_WHAT YOU ARE ASKED TO DO_
Where a line holds the word "code", copy that line.

_Dataset rows_

________

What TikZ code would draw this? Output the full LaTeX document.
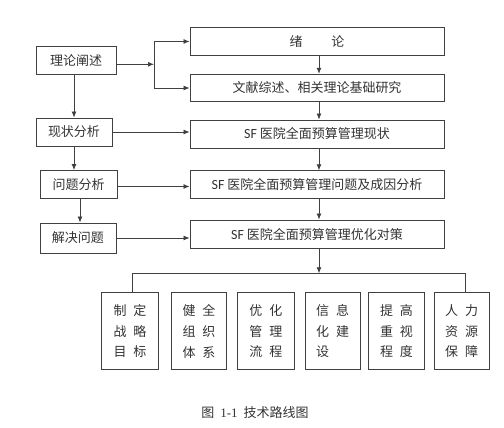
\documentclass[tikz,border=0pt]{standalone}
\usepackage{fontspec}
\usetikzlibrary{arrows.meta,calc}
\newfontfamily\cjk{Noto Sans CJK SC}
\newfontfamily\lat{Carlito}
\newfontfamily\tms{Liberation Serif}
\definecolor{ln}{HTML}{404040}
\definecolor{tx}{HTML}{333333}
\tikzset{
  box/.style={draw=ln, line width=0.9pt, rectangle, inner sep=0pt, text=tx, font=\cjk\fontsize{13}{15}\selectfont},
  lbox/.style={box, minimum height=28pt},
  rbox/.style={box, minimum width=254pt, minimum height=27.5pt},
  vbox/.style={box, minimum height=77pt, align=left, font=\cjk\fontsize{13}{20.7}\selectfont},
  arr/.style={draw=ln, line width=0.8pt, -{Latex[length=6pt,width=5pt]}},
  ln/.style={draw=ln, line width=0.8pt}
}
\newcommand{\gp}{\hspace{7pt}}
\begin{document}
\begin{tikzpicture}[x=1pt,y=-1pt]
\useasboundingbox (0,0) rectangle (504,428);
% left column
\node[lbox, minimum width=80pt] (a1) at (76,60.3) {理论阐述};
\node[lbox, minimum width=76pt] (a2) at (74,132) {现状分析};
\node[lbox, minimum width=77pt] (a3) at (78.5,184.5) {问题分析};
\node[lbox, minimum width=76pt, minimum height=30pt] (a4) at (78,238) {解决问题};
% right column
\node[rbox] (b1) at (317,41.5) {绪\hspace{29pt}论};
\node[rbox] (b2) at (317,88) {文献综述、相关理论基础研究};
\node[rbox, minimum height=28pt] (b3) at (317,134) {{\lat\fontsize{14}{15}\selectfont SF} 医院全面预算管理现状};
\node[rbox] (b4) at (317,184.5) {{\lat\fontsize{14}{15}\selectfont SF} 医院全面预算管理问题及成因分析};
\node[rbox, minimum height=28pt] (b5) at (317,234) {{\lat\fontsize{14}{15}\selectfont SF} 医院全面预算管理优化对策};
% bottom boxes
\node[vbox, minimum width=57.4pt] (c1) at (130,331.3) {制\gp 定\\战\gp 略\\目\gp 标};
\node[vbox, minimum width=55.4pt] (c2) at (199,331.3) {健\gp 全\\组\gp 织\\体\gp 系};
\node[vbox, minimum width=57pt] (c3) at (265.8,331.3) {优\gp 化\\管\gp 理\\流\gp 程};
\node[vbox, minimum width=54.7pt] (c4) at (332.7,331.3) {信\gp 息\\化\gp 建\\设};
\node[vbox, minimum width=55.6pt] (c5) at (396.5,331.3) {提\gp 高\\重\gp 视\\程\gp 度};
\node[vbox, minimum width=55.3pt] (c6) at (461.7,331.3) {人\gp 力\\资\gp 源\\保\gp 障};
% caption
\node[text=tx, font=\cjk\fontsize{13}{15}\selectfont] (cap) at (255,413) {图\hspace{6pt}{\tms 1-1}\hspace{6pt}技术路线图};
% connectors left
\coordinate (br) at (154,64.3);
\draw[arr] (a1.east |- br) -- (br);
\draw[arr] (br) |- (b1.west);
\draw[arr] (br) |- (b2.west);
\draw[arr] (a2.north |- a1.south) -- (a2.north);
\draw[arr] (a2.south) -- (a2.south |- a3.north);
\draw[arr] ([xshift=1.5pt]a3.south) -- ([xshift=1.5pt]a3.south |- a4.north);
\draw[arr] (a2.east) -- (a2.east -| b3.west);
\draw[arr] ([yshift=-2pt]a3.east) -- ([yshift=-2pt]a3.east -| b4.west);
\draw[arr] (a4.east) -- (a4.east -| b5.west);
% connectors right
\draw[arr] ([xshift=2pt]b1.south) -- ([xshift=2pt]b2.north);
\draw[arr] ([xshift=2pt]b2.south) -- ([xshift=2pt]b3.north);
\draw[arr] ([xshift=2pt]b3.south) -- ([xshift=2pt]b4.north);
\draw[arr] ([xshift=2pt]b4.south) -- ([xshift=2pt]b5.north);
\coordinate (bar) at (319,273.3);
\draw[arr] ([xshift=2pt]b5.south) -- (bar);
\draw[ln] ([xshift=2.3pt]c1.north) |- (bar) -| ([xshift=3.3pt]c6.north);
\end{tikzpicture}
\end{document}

________

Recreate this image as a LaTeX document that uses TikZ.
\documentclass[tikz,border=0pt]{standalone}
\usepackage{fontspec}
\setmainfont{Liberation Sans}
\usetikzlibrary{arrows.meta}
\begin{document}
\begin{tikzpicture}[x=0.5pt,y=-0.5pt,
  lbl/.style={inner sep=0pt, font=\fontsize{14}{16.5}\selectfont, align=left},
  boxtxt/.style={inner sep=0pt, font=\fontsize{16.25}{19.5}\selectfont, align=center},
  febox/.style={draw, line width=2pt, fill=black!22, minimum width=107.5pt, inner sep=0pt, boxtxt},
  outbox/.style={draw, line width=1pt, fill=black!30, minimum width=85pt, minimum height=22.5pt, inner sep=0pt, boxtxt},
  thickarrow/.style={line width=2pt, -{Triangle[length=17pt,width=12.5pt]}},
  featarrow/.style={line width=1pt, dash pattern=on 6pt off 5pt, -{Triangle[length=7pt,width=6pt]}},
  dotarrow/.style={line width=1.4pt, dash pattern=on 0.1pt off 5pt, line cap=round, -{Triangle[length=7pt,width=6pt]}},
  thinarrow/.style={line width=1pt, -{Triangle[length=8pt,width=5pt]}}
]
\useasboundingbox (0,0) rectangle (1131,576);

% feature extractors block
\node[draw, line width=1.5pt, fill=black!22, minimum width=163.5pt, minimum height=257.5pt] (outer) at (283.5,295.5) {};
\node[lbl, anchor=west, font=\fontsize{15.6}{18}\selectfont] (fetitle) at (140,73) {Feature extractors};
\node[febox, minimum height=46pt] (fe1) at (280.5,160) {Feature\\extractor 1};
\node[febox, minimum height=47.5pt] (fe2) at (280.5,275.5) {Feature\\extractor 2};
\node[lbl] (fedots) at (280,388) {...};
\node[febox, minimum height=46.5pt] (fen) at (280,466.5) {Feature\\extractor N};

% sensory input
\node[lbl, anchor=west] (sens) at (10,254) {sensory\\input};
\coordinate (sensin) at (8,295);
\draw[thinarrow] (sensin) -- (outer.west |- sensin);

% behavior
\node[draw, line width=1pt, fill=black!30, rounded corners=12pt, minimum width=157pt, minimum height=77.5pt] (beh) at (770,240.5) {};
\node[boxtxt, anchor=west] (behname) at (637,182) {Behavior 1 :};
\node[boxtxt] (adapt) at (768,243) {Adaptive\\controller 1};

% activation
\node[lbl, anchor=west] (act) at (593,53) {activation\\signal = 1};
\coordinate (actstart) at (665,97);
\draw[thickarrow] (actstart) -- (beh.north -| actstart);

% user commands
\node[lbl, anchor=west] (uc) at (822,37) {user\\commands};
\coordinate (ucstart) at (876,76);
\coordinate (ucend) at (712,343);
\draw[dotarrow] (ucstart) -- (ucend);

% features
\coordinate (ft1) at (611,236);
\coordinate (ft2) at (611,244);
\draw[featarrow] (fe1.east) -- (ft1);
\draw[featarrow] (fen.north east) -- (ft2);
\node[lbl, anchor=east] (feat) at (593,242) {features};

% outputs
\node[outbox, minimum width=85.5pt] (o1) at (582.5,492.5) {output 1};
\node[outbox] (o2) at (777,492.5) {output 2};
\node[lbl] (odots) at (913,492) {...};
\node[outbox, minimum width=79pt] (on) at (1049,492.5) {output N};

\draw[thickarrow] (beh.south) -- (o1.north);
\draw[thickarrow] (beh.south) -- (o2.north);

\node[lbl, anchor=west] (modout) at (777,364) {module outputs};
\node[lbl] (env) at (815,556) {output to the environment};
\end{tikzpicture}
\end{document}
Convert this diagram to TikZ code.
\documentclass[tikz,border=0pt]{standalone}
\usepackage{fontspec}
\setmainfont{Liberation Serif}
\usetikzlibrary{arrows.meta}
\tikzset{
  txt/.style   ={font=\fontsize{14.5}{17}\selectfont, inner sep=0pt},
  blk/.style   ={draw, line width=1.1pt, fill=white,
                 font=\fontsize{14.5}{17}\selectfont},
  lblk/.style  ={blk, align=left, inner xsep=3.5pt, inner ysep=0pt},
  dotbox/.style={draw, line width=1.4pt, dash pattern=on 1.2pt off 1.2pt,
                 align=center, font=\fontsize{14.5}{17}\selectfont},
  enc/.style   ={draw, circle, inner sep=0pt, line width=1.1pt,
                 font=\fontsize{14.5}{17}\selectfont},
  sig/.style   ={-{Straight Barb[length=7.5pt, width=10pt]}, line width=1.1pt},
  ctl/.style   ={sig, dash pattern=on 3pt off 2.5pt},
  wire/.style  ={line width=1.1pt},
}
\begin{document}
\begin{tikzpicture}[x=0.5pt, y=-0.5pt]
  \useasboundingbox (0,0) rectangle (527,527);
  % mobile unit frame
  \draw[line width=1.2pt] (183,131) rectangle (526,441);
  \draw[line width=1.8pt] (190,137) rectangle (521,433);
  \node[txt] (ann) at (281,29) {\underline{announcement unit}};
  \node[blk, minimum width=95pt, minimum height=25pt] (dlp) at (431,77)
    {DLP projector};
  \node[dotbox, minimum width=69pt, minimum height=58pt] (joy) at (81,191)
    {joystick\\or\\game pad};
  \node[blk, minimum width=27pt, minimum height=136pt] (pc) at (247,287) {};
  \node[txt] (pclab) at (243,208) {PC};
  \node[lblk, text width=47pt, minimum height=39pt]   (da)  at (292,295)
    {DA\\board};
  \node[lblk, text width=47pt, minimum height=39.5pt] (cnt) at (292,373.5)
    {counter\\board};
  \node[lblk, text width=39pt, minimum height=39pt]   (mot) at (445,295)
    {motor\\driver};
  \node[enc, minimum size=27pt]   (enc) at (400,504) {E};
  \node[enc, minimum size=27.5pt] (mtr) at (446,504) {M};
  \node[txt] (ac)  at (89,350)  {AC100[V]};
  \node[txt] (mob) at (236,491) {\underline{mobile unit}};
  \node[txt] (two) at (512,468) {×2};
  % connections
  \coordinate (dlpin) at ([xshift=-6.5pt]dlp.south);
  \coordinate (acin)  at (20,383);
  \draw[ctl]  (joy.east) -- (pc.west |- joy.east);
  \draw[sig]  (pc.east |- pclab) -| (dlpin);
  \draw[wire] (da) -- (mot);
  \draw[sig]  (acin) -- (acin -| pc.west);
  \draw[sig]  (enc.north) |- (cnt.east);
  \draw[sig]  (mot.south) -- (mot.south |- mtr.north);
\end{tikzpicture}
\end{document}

________

_PROBLEM SOLUTION_
What TikZ code would draw this? Output the full LaTeX document.
Convert this diagram to TikZ code.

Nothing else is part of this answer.